America’s big cities voted overwhelmingly in favor of Hillary Clinton over Donald Trump in the US presidential election—and no metropolitan area went more for Clinton than the nation’s capital of Washington, DC.
That means tensions are rising as some 800,000 Trump supporters expected to attend his inauguration tomorrow begin to stream into the city. Clad in patriotic garb and “Make America Great” caps, Trump supporters from around the country wandered the grassy Mall where the spillover audience will stand for the inauguration, visited the Washington Monument, and attended an inaugural concert at Lincoln Memorial on Thursday afternoon.
Trump and his wife Melania greeted the crowds at the Lincoln Memorial concert Thursday evening.
The massive chasm that opened between Trump supporters and those who opposed him during this election does not appear to have subsided. The tension between the influx of visitors and DC residents is palpable, with local commuters eyeing folks clad in Trump gear warily on the subways and sidewalks. Rallies supporting outgoing president Barack Obama and protests against Trump are springing up all over the city. Ahead of the Lincoln Memorial concert, Obama fans held a demonstration in front of the White House.

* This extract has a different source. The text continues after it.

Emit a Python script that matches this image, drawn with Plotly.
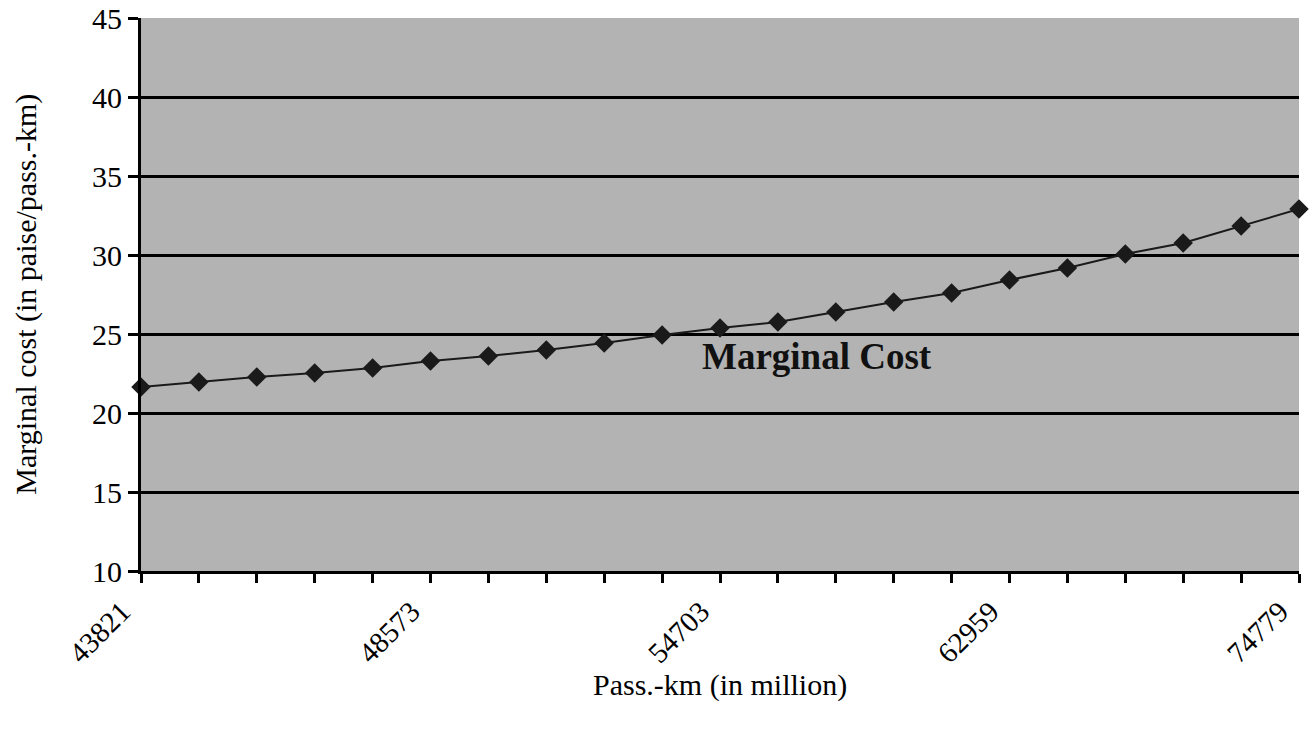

On Wednesday night, a man set himself on fire outside of Trump International Hotel, the former post office building that is now one of Trump’s most glaring conflicts of interest. At least a dozen counter protests are planned in the city on inauguration day, and as many as 200,000 people are expected for the Jan. 21 “Women’s March” for women’s rights that was organized in response to Trump’s triumph in November.
Across Capitol Hill, behind the US Capitol building, residents planted signs with quotes from Martin Luther King Jr.—like “Injustice anywhere is a threat to justice anywhere”—along the routes people are likely to take to the inauguration. A vendor on Pennsylvania Avenue, where the inaugural parade will run tomorrow, was selling t-shirts on Thursday that said “My body, my choice,” but nothing with “Trump” on it, and a scruffy band played electric guitar in front of “F-CK Trump” graffiti near Eastern Market.
Outside the Foggy Bottom Metro, a street vendor was doing brisk business in “Obama 44” t-shirts at the same time that he was selling “Make America Great Again” buttons.
Selling “like hotcakes!” he said, of both items.
DC Democrats
While a tiny portion of DC’s 680,00 population ebbs and flows depending on who is in the White House, the permanent residents of the city are, for the most part, staunchly Democratic. About half the population is African-American, and in the 2016 presidential election the county was the most Democratic-leaning in the country:
Though the incoming Republican administration may mean more Republicans in some of the city’s more expensive suburbs, the city is home to a variety of nonprofits and industry groups whose employees help bolster and maintain Democratic turnout. The national headquarters of civil rights groups like the American Civil Liberties Union are in New York City, for example, but they have a strong DC presence as well.
Some of the city’s residents will be “celebrating” the inauguration by completely avoiding it, and have already left town. Others are organizing events during the inauguration that involve trying to ignore it completely. “We’re not turning on the TV, we will have alcohol, and our kids will be a little feral in the back yards,” said one local, who calls the event the “Inaugural Bawl.”
“We’re going to drown our sorrows for the day, and then tomorrow we’re going to pick ourselves up and go to the women’s march,” she said.